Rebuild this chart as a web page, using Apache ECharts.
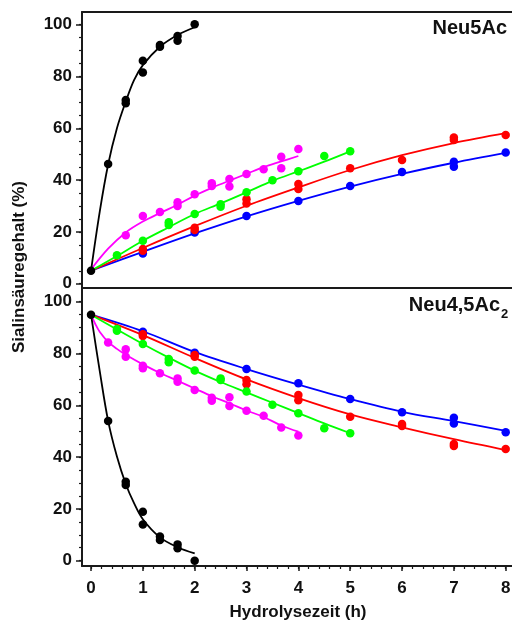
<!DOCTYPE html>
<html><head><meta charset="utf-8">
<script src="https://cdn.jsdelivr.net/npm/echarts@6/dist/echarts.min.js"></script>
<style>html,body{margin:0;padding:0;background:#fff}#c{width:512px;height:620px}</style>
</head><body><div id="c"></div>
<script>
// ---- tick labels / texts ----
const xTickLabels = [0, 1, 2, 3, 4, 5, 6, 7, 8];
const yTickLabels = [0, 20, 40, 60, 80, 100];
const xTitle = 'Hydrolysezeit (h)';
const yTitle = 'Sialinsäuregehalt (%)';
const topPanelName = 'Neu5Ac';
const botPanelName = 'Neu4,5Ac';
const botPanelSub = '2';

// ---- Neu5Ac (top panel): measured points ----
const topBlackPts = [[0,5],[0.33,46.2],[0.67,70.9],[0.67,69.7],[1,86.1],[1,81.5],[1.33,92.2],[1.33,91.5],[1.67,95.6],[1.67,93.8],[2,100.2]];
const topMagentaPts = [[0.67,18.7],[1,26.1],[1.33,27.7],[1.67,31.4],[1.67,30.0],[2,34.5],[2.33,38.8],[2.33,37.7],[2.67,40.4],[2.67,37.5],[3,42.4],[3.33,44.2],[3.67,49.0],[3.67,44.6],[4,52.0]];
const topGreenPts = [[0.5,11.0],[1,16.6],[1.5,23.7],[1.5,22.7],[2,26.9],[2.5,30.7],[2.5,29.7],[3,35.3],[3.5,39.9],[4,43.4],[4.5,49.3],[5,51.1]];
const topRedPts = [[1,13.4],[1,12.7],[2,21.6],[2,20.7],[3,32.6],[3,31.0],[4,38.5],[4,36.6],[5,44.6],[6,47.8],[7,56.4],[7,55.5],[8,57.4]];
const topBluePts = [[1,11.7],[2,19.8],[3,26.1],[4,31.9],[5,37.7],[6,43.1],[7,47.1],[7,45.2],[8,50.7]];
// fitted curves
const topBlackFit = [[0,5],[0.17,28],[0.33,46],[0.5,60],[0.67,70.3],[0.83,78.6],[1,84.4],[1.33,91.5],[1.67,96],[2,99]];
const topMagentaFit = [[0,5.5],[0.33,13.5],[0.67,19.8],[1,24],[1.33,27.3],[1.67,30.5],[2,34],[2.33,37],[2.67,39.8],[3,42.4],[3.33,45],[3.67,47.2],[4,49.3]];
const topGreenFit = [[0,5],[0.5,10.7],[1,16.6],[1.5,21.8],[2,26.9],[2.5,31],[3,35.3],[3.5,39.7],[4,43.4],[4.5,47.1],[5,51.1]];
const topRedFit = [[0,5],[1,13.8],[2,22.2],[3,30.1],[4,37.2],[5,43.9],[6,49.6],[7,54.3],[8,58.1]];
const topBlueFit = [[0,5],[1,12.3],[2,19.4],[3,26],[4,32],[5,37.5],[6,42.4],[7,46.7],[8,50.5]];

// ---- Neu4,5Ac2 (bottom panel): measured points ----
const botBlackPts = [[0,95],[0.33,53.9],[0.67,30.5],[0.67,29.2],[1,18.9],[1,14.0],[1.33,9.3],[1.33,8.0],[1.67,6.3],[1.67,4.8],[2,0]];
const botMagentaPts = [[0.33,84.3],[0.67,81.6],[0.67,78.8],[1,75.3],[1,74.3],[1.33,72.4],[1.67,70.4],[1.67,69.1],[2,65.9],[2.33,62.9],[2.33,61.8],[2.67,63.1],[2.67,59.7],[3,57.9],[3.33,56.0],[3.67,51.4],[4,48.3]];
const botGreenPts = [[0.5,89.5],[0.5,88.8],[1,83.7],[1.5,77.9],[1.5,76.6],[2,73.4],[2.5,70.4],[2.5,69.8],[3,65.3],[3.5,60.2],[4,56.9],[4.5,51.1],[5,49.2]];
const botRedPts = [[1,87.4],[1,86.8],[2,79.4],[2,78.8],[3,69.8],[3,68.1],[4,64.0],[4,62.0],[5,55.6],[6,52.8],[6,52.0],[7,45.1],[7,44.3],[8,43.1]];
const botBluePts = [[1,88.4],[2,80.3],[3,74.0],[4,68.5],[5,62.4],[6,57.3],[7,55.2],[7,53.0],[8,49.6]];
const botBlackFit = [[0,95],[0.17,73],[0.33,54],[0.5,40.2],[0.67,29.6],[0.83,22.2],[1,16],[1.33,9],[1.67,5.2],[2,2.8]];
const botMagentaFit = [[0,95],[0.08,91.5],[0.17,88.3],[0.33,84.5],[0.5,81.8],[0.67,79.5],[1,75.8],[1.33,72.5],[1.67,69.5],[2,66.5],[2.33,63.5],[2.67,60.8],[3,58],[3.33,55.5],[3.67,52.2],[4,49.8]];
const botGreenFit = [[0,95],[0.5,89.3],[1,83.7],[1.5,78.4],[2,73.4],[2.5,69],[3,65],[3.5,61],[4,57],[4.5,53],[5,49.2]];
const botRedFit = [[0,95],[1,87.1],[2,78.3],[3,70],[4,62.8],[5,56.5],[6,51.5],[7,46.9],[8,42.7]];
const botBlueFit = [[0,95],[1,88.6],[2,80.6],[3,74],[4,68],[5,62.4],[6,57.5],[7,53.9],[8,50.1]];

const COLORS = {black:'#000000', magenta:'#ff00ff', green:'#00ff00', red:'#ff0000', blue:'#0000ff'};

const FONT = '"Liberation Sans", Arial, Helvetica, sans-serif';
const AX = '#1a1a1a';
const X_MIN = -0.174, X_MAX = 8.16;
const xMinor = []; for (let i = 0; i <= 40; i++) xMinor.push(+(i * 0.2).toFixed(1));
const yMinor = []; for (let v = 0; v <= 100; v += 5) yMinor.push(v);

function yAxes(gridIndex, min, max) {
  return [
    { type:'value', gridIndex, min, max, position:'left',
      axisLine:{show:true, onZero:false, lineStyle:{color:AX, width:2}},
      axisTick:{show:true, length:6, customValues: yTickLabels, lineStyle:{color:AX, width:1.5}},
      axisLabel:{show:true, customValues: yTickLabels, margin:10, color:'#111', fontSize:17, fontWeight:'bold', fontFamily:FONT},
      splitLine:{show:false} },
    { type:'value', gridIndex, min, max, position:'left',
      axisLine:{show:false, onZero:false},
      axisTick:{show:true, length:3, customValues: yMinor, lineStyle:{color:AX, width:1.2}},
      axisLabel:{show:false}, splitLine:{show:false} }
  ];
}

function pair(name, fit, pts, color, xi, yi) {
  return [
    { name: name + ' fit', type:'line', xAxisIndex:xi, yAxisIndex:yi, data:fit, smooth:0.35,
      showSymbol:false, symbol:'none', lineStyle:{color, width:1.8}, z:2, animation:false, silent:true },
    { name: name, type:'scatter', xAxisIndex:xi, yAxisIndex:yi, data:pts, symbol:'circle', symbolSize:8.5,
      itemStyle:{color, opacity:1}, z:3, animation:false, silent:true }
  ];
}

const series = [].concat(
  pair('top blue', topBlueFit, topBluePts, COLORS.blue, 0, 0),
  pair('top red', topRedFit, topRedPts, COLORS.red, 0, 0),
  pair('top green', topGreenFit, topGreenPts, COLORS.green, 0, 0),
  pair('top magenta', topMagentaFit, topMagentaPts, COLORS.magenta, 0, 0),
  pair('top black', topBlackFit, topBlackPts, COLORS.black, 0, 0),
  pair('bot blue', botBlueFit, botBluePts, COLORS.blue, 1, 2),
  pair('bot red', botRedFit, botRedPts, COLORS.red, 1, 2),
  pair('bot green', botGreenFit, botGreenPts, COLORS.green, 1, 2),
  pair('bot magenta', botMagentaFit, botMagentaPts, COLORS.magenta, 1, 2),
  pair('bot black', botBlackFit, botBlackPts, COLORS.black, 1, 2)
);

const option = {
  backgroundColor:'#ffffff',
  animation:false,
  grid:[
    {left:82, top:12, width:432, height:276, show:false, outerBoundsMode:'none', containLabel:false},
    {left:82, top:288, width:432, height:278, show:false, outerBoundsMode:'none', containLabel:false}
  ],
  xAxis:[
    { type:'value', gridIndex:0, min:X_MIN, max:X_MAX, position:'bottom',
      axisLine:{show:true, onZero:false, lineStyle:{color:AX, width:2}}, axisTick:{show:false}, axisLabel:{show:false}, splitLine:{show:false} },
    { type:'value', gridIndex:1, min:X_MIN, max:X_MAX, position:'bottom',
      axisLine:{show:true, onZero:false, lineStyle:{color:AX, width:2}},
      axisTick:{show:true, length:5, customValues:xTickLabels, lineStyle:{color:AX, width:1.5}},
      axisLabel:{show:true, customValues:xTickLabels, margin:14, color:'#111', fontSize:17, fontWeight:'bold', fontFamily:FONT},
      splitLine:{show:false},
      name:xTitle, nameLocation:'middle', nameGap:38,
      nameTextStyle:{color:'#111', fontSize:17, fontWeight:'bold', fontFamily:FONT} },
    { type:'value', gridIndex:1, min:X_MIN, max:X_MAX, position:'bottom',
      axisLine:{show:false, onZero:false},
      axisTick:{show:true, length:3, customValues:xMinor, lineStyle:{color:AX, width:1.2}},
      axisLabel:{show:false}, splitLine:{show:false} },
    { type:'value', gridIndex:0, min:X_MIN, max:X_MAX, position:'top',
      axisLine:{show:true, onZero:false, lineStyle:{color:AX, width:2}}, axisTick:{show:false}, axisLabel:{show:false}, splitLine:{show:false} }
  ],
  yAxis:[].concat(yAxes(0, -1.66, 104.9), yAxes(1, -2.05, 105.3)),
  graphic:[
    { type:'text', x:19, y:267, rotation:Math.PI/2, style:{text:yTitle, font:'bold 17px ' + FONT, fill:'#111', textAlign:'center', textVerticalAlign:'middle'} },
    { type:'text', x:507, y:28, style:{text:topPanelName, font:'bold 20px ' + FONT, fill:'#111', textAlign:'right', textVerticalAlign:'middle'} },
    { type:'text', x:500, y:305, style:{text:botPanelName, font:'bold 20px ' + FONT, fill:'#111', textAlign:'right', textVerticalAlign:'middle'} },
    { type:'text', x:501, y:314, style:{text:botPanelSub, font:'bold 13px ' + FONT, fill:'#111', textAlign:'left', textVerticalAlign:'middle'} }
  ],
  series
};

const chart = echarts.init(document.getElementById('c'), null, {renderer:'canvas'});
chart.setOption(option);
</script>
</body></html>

### Exercise prompt:
Leave out any pictures and return exactly the lines from the beginning of the data through the line with "const botPanelSub = '2';", inclusive.

### Right answer:
Rebuild this chart as a web page, using Apache ECharts.
<!DOCTYPE html>
<html><head><meta charset="utf-8">
<script src="https://cdn.jsdelivr.net/npm/echarts@6/dist/echarts.min.js"></script>
<style>html,body{margin:0;padding:0;background:#fff}#c{width:512px;height:620px}</style>
</head><body><div id="c"></div>
<script>
// ---- tick labels / texts ----
const xTickLabels = [0, 1, 2, 3, 4, 5, 6, 7, 8];
const yTickLabels = [0, 20, 40, 60, 80, 100];
const xTitle = 'Hydrolysezeit (h)';
const yTitle = 'Sialinsäuregehalt (%)';
const topPanelName = 'Neu5Ac';
const botPanelName = 'Neu4,5Ac';
const botPanelSub = '2';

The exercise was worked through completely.